The EGM was to have been held yesterday, but was postponed until November 27 after FFA discovered it would not have enough votes to pass its preferred model for a new congress.
However, that hasn’t satisfied the clubs, who never wanted it to happen in the first place – and still don’t.
Adelaide United chairman Greg Griffin, who is also the head of the Australian Professional Football Clubs Association, declared: “We want the whole EGM process discontinued.”
“To the extent that FFA can say they were reacting to the wishes of stakeholders, each of the PFA [Professional Footballers Australia] and APFCA did not ask for it to be postponed.
“We asked that it be withdrawn, and that’s a very fundamental difference.
“Our position is unequivocally that they need to butt out and let the stakeholders, as FIFA has instructed, reach consensus without interference.”
The nine state federation heads are believed to be locked in talks with FFA chairman Steven Lowy.
FFA essentially has until Monday – 21 days before the EGM – to determine what structure it will put up for a vote, making the next few days of negotiations pivotal.
The new EGM date is three days before the FIFA-imposed deadline for governance reform, with the prospect of a normalisation committee running the sport in Australia looming large.
The current congress, the body that selects the FFA board, is the smallest and least democratic of any FIFA member nation.
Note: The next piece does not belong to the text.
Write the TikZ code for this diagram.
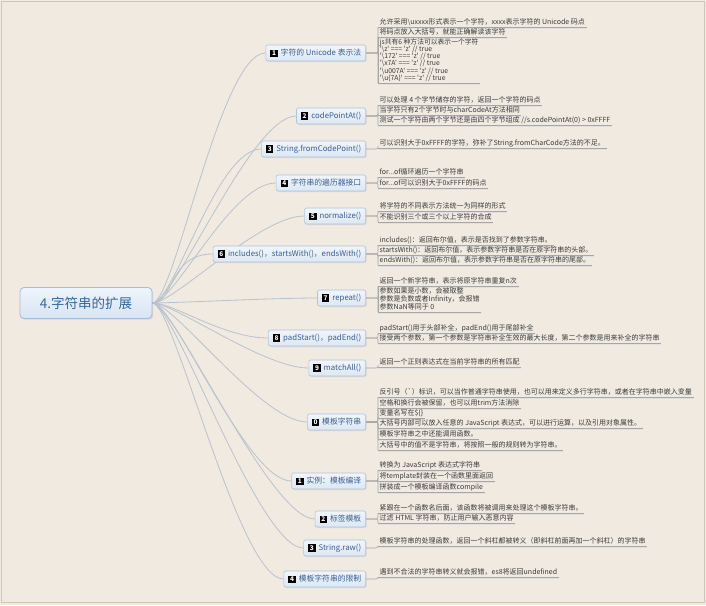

As it stands, it is a 10-vote electorate – one each for the state federations, plus one representing the A-League clubs.
While Professional Footballers Australia will get a seat at the table in an expanded congress, along with a representative of women’s football, the crux of the saga is whether the clubs should receive either four or five votes.
The clubs want five, which would ensure state federations no longer have majority power to choose FFA’s board.
It’s understood the latest compromise suggestion from FFA is for a 9-4-1-2 split, which would give two votes to women’s football.
However, there are arguments over who should choose the women’s representatives.
Griffin said the second women’s vote was a “smokescreen” put forward by FFA, designed to maintain control over board appointments.
“The (FFA) board does not want any party other than it or the federations to appoint the women’s member,” he said.
“That is a fundamental issue for both the PFA and APFCA upon which neither of us will give one millimetre of ground.
“The women’s vote will be determined, as was agreed in August in Sydney, by collaboration between the three stakeholders – the APFCA, the PFA and the state federations.”